In a unanimous per curiam Opinion, the Court of Appeals denied no-fault benefits to a plaintiff truck driver who suffered a fractured ankle when a bundle of steel rolled off of a stack on a warehouse floor, pinning the plaintiff’s leg against the left rear wheel of his tractor trailer. The bundle of steel had been previously unloaded from another truck. The plaintiff was preparing to unload a similar bundle of steel from his truck at the time he was injured.

The Court of Appeals concluded that there was no "causal connection between the plaintiff’s injury and the ownership, operation, maintenance, or use of his motor vehicle. As such, the plaintiff's injury did not fall within §3105(1) of the Act which provides that no-fault benefits are payable for accidental bodily injury arising out of the ownership, operation, maintenance or use of a motor vehicle as a motor vehicle. In so holding, the Court of Appeals specifically rejected the analysis employed in McPherson v Auto-Owners (item number 197) where the Court stated that it is sufficient if a motor vehicle "provides the occasion" for an injury as opposed to being the cause of an injury. In the case at bar, the Court held that McPherson was "wrongly decided" because such a holding "would allow recovery where the vehicle fortuitously provides the setting for the injury."

In reaching its holding, the Court concluded that the plaintiff was not entitled to recover benefits under §3106(b) inasmuch as his injury was not the direct result of physical contact with equipment permanently mounted on the vehicle or with property that was being lifted onto or lowered from the vehicle in the loading and unloading process.
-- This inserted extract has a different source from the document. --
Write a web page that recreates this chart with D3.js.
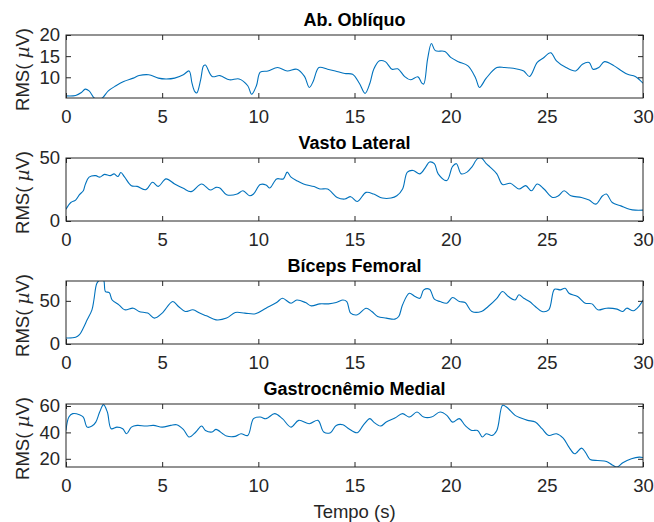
<!DOCTYPE html>
<html><head><meta charset="utf-8">
<script src="https://cdn.jsdelivr.net/npm/d3@7"></script>
<style>
body{margin:0;background:#fff}
svg{display:block}
text{font-family:"Liberation Sans",Arial,Helvetica,sans-serif}
</style>
</head><body>
<svg id="fig" width="654" height="522"></svg>
<script>
// Time axis (s)
const timeTicks = [0, 5, 10, 15, 20, 25, 30];

// RMS envelopes, [time (s), RMS (µV)]
const abObliquo = [
  [0,5.6],[0.5,5.7],[0.8,6.4],[1.0,7.2],[1.2,6.8],[1.5,5.0],[1.85,5.0],[2.2,6.8],[2.6,8.0],[3.0,9.0],
  [3.5,9.8],[3.8,10.4],[4.3,10.6],[4.8,9.8],[5.2,9.6],[5.65,9.8],[6.1,10.6],[6.4,11.5],[6.55,8.6],[6.7,6.6],
  [6.8,6.3],[7.0,9.4],[7.15,12.7],[7.25,12.9],[7.6,10.2],[8.0,10.4],[8.5,9.4],[9.0,9.6],[9.45,8.0],[9.65,6.0],
  [9.9,8.0],[10.1,11.2],[10.5,11.5],[11.0,12.3],[11.5,11.5],[12.0,11.9],[12.4,10.2],[12.65,7.6],[12.85,9.0],[13.15,12.3],
  [13.6,11.9],[14.0,11.5],[14.5,10.9],[14.9,10.7],[15.25,8.6],[15.55,6.2],[15.8,8.6],[16.0,11.9],[16.3,13.9],[16.6,13.7],
  [16.95,11.9],[17.25,12.0],[17.6,10.2],[17.9,9.4],[18.3,10.1],[18.5,8.6],[18.6,8.4],[18.8,14.3],[19.0,18.0],[19.2,16.3],
  [19.7,16.1],[20.0,14.7],[20.4,13.7],[20.9,12.7],[21.3,9.8],[21.5,7.6],[21.85,9.8],[22.4,12.3],[22.8,12.3],[23.5,11.9],
  [23.8,11.5],[24.1,10.2],[24.5,13.5],[24.8,14.5],[25.2,15.8],[25.5,13.9],[26.0,12.3],[26.5,11.5],[26.85,13.1],[27.2,13.5],
  [27.4,11.9],[27.7,12.3],[28.0,13.7],[28.5,12.7],[28.9,11.5],[29.2,10.7],[29.6,10.2],[30.0,8.6]
];

const vastoLateral = [
  [0,9.4],[0.25,14.7],[0.5,16.6],[0.7,20.9],[0.9,24.0],[1.0,28.9],[1.2,34.8],[1.55,36.0],[1.75,34.8],[2.0,37.0],
  [2.3,36.0],[2.5,37.4],[2.7,35.3],[2.85,38.5],[3.05,34.8],[3.4,28.0],[3.7,27.5],[4.15,24.9],[4.5,30.7],[4.8,27.5],
  [5.2,33.4],[5.65,29.4],[6.1,25.9],[6.5,23.3],[7.05,29.4],[7.5,24.6],[7.8,26.7],[8.0,26.2],[8.35,20.9],[8.9,21.4],
  [9.2,24.0],[9.55,20.0],[9.75,21.4],[10.1,28.9],[10.4,28.6],[10.6,26.2],[10.95,33.4],[11.3,33.4],[11.5,38.8],[11.7,34.8],
  [12.0,32.0],[12.35,29.4],[12.9,27.3],[13.2,25.4],[13.6,25.4],[14.1,18.7],[14.5,17.4],[14.8,19.3],[15.15,15.5],[15.6,22.7],
  [16.0,21.4],[16.45,18.2],[16.9,18.2],[17.2,20.0],[17.5,25.4],[17.75,38.8],[18.05,40.1],[18.4,37.4],[18.7,42.8],[18.9,46.8],
  [19.15,45.5],[19.35,37.4],[19.8,32.1],[20.1,43.3],[20.3,45.5],[20.55,37.4],[20.85,38.8],[21.1,42.8],[21.4,49.5],[21.6,50.0],
  [21.85,45.5],[22.05,42.8],[22.4,37.4],[22.7,28.9],[23.1,29.9],[23.55,25.4],[23.9,28.1],[24.2,24.0],[24.5,29.4],[24.85,25.4],
  [25.3,18.7],[25.6,20.0],[25.9,24.0],[26.25,20.0],[26.8,18.7],[27.2,16.6],[27.55,13.4],[27.9,20.0],[28.1,21.4],[28.4,14.7],
  [28.85,12.0],[29.3,9.4],[29.6,8.6],[30.0,8.6]
];

const bicepsFemoral = [
  [0,6.9],[0.5,7.7],[0.7,10.8],[0.9,18.5],[1.1,28.0],[1.35,39.6],[1.45,51.0],[1.6,70.0],[1.75,74.0],[1.95,74.0],
  [2.05,60.8],[2.25,59.6],[2.4,51.0],[2.75,45.4],[3.05,39.6],[3.5,41.5],[3.8,37.7],[4.25,35.8],[4.6,30.0],[5.0,35.8],
  [5.55,49.2],[5.85,43.5],[6.2,37.7],[6.6,39.6],[6.95,35.8],[7.3,32.7],[7.8,28.0],[8.35,30.0],[8.8,36.5],[9.3,35.8],
  [9.85,35.0],[10.4,41.5],[10.95,48.0],[11.25,53.0],[11.7,47.3],[12.0,51.0],[12.45,48.0],[12.75,44.2],[13.2,46.5],[13.65,46.5],
  [14.05,48.0],[14.4,51.0],[14.6,49.2],[14.8,35.8],[15.15,33.8],[15.6,41.5],[15.9,37.7],[16.2,31.9],[16.65,30.0],[17.1,28.8],
  [17.3,31.9],[17.5,45.4],[17.85,58.8],[18.15,55.0],[18.4,53.0],[18.6,62.7],[18.9,63.5],[19.15,51.9],[19.45,49.2],[19.8,47.3],
  [20.1,53.8],[20.45,49.2],[20.75,48.0],[21.1,37.7],[21.6,37.7],[21.95,43.5],[22.4,53.0],[22.7,60.8],[23.0,55.0],[23.35,51.0],
  [23.55,57.0],[23.8,53.0],[24.1,49.2],[24.4,43.5],[24.75,37.7],[25.1,39.6],[25.4,63.5],[25.7,62.7],[25.95,64.6],[26.15,58.8],
  [26.6,55.0],[27.0,47.3],[27.35,46.5],[27.65,39.6],[28.1,41.5],[28.65,40.4],[28.95,37.7],[29.15,41.5],[29.5,38.5],[29.8,44.0],[30.0,51.0]
];

const gastrocnemioMedial = [
  [0,41.5],[0.15,51.6],[0.35,54.2],[0.7,53.4],[0.9,51.6],[1.1,44.0],[1.35,44.8],[1.55,47.8],[1.75,55.4],[1.95,61.0],
  [2.15,55.4],[2.35,42.8],[2.65,44.0],[2.95,42.8],[3.15,39.0],[3.4,44.0],[3.7,45.3],[4.15,44.8],[4.55,45.3],[5.0,44.0],
  [5.45,45.3],[5.75,45.8],[6.1,42.3],[6.4,36.5],[6.75,40.3],[7.05,44.8],[7.25,41.5],[7.6,40.3],[7.8,42.3],[8.15,39.0],
  [8.35,37.2],[8.8,37.0],[9.1,39.0],[9.45,37.7],[9.75,50.4],[10.1,51.6],[10.4,50.4],[10.85,54.2],[11.25,50.4],[11.7,44.0],
  [12.1,49.1],[12.65,46.6],[13.1,49.1],[13.4,40.3],[13.75,39.8],[14.05,45.3],[14.4,45.8],[14.7,42.8],[15.15,39.8],[15.45,45.3],
  [15.8,50.4],[16.0,47.8],[16.35,44.8],[16.65,47.8],[17.1,50.9],[17.5,54.2],[17.85,51.6],[18.25,55.4],[18.6,51.6],[19.0,51.6],
  [19.45,55.4],[19.8,52.9],[20.1,47.8],[20.45,50.4],[20.75,45.3],[21.1,41.5],[21.4,41.5],[21.65,36.5],[21.85,39.0],[22.15,37.7],
  [22.4,41.5],[22.7,60.5],[22.9,59.2],[23.35,52.9],[23.65,50.9],[24.0,49.1],[24.4,47.8],[24.75,42.8],[25.1,37.7],[25.5,39.0],
  [25.85,35.7],[26.15,28.9],[26.45,23.8],[26.8,28.1],[27.0,25.1],[27.25,19.5],[27.65,18.7],[28.1,18.0],[28.4,15.4],[28.65,13.8],
  [28.95,17.0],[29.4,20.0],[29.8,21.3],[30.0,21.0]
];

// Panel definitions: title, series, y-range and y-ticks
const panelTitles = ["Ab. Oblíquo", "Vasto Lateral", "Bíceps Femoral", "Gastrocnêmio Medial"];
const panelSeries = [abObliquo, vastoLateral, bicepsFemoral, gastrocnemioMedial];
const panelYDomains = [[5.1, 20], [0, 50], [0, 73], [13.8, 61.5]];
const panelYTicks = [[10, 15, 20], [0, 50], [0, 50], [20, 40, 60]];

const svg = d3.select("#fig");
const left = 66, right = 643;
const firstTop = 35, pitch = 123, plotH = 63;
const axisColor = "#262626";
const lineColor = "#0072BD";
const tickLen = 5;
const labelSize = "18.5px";

const x = d3.scaleLinear().domain([0, 30]).range([left, right]);

panelTitles.forEach((title, i) => {
  const top = firstTop + i * pitch;
  const bottom = top + plotH;
  const y = d3.scaleLinear().domain(panelYDomains[i]).range([bottom, top]);
  const g = svg.append("g");

  const clipId = "clip" + i;
  svg.append("clipPath").attr("id", clipId)
    .append("rect").attr("x", left).attr("y", top).attr("width", right - left).attr("height", plotH);

  // data line
  const line = d3.line().x(d => x(d[0])).y(d => y(d[1])).curve(d3.curveCatmullRom.alpha(0.5));
  g.append("path").datum(panelSeries[i])
    .attr("clip-path", `url(#${clipId})`)
    .attr("fill", "none").attr("stroke", lineColor).attr("stroke-width", 1.1)
    .attr("d", line);

  // bottom axis with inward ticks
  const xAxis = d3.axisBottom(x).tickValues(timeTicks).tickSizeInner(-tickLen).tickSizeOuter(0).tickPadding(12);
  const gx = g.append("g").attr("transform", `translate(0,${bottom})`).call(xAxis);
  // top mirrored ticks
  const xTop = d3.axisTop(x).tickValues(timeTicks).tickSizeInner(-tickLen).tickSizeOuter(0).tickFormat("");
  const gxt = g.append("g").attr("transform", `translate(0,${top})`).call(xTop);
  // left axis
  const yAxis = d3.axisLeft(y).tickValues(panelYTicks[i]).tickSizeInner(-tickLen).tickSizeOuter(0).tickPadding(6);
  const gy = g.append("g").attr("transform", `translate(${left},0)`).call(yAxis);
  const yRight = d3.axisRight(y).tickValues(panelYTicks[i]).tickSizeInner(-tickLen).tickSizeOuter(0).tickFormat("");
  const gyr = g.append("g").attr("transform", `translate(${right},0)`).call(yRight);

  [gx, gxt, gy, gyr].forEach(a => {
    a.select(".domain").remove();
    a.selectAll(".tick line").attr("stroke", axisColor).attr("stroke-width", 1);
    a.selectAll(".tick text").attr("fill", axisColor).style("font-size", labelSize);
  });

  // axes box
  g.append("rect").attr("x", left).attr("y", top).attr("width", right - left).attr("height", plotH)
    .attr("fill", "none").attr("stroke", axisColor).attr("stroke-width", 1);

  // title
  svg.append("text").attr("x", (left + right) / 2).attr("y", top - 9)
    .attr("text-anchor", "middle").attr("font-weight", "bold").attr("fill", "#000")
    .style("font-size", "18px").text(title);

  // y label
  const yl = svg.append("text")
    .attr("transform", `translate(29,${(top + bottom) / 2 + 3}) rotate(-90)`)
    .attr("text-anchor", "middle").attr("fill", axisColor).style("font-size", labelSize);
  yl.append("tspan").text("RMS( ");
  yl.append("tspan").attr("font-style", "italic").attr("font-family", "'DejaVu Serif',serif").text("µ");
  yl.append("tspan").text("V)");
});

// x label
svg.append("text").attr("x", (left + right) / 2).attr("y", 518)
  .attr("text-anchor", "middle").attr("fill", axisColor).style("font-size", labelSize).text("Tempo (s)");
</script>
</body></html>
Furthermore, the plaintiff could not recover under §3106(c) as an occupant, because there was no causal connection between the injury and the ownership, operation, maintenance or use of the motor vehicle.

[Author's Comment: At first glance, it appears that the Court is basing its decision on the failure of the plaintiff to fall into one of the three favored subsections of the parked vehicle provisions of §3106. However, in the end, it appears that plaintiff was denied benefits because of lack of "causal connection" under §3105(1).]